Personal Finance: 20 Accounting Terms You Should Know

by Jonyce Bullock, CPA

OK, admit it – you read “Accounting Terms” and thought “that does NOT apply to me!”  Let me explain why this post applies to everyone.  At some point in your life you are going to encounter an accounting term; if you know the basics terms you will handle these situations with confidence.  Here are a few examples of reasons you need to become more accounting savvy:

  • You have decided to invest in stock market:  Understanding basic accounting terms helps you become an educated investor.  All companies traded on the US stock exchanges are required to report annual financial statements.  Your investment advisor will likely discuss with you the results from the financial statements of these companies as you assess your investment options
  • You want to start a business:  You have a great idea for your new business and you are starting to outline what you hope is an amazing business plan.    
  • Your spouse owns a business:  I was asked recently to be an expert witness in a business case where the owners had recently divorced.  Both spouses were asked under oath about the accounting policies and practices of the company.  Unfortunately for the wife,  she had signed on several joint obligations, but was only able to answer the accounting questions with “I wasn’t involved in the accounting” and “I rarely saw the financial statements”.  You can and should be involved in the accounting of any business to which you are tied.
  • You want to move up in your position at work:  A solid understanding of the financial terms that affect your company is a way to help you earn a place in many business conversations.
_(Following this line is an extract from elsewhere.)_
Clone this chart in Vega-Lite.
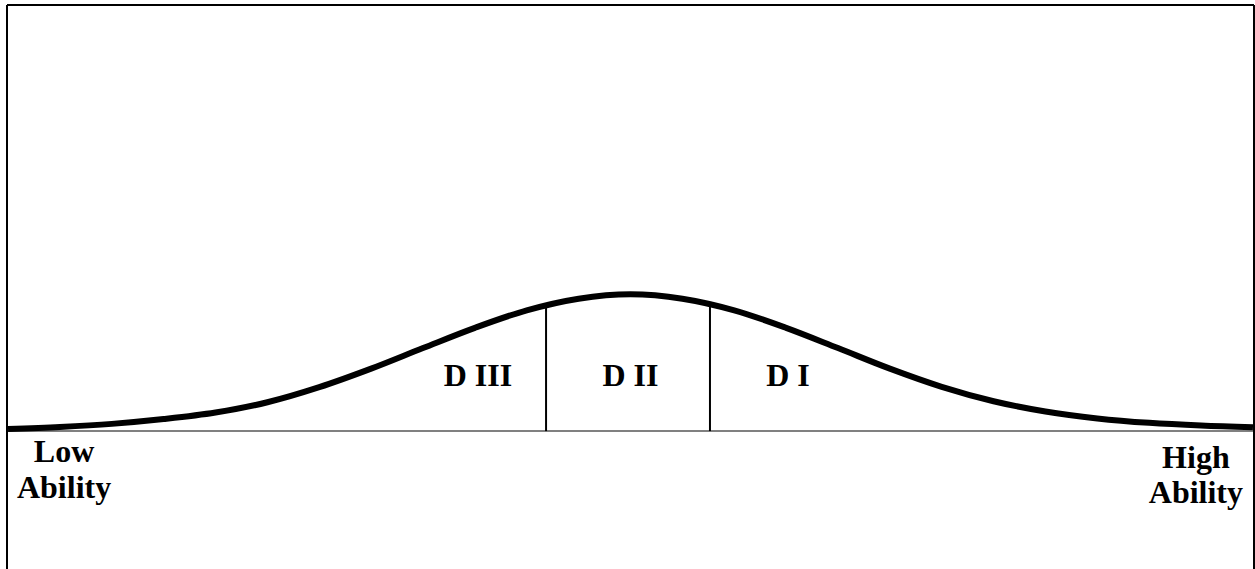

These are just a few examples – there are many others that are just as important.  In her book “New Rules of the Game”, Susan Packard states: “Finance is a business language.  If you understand and can speak it, you will know how to communicate the financial health of your company to others…Getting to be comfortable with the language of numbers is a critical skill set for executive management.”   Let’s jump in!

  • Account:  Most people think of financial accounts, like checking or savings account, when they hear the term account.  However, in accounting terms, this refers to the accounts in your Chart of Accounts: asset, liability, owner’s equity, income, and expense.
  • Accounts Payable (A/P):  Everything that is owed to vendors, contractors, consultants, etc. is tracked in this account.
  • Accounts Receivable (A/R): This account tracks income that hasn’t been realized yet, like outstanding invoices.
  • Accrual Basis:  This is one of two basic accounting methods. Using it, you record income as it is invoiced, not when it’s actually received, and you records expense like bills when you receive them.
  • Cash Basis:  The second basic method of accounting.  Under this method you report income when you receive it and expenses when you pay the bills.
  • Asset: All physical items you own that have value.  This could be items such as cash, office equipment, and real estate.  
  • Liability:  Amounts owed by the business.  This could be items such as  accounts payable, credit cards, and bank loans
  • Equity:  The owner’s interest in the business.  Essentially,  this is what is left after subtracting your liabilities from your assets.
  • Cash Flow:  This refers to the relationship between incoming and outgoing funds during a specific time period.
  • Double-Entry Accounting:  This is the basis for all accounting systems. Every transaction must show where the funds came from and where they went.  Each has a Credit (decreases asset and expense accounts) and Debit (decreases liability and income accounts) which must balance out (other types of accounts can be affected).
  • Balance Sheet:  A financial statement that summarizes a company’s assets, liabilities, and equity.
  • Income Statement (also referred to as a Profit and Loss):  This is a financial statement that shows a company’s financial performance for a specific time period.  Shows company revenues and expenses for the given time period.
  • Net income:  This is your revenue minus expenses.
  • Payroll Liabilities:  This account tracks obligations such as payroll taxes, garnishments, and other withholdings deducted from employees’ paychecks and will remit to the appropriate agencies.
  • Post:  This simply refers to recording a transaction within one of your accounts.
  • Reconcile:  This is the process of verifying that your records and those of your financial institutions agree.
  • Trial Balance:  This standard financial report indicates whether your debits and credits are in balance.
  • Vendor:  With the exception of employees, this term generally refers to anyone who you pay as a part of your business operations.  
  • Customer:  This term generally refers to anyone you receive payments from as part of your business.
  • Aging Report:  A report that shows the length of time a company’s receivable or payable has been outstanding.

This list is by no means comprehensive, but it is a good starting place to understand the accounting lingo you will encounter in the business world.  I am reminded of the public service announcements from NBC when I was growing up “The More You Know”.  The more you know about accounting terms, the more you will be prepared to speak up when the opportunity arises.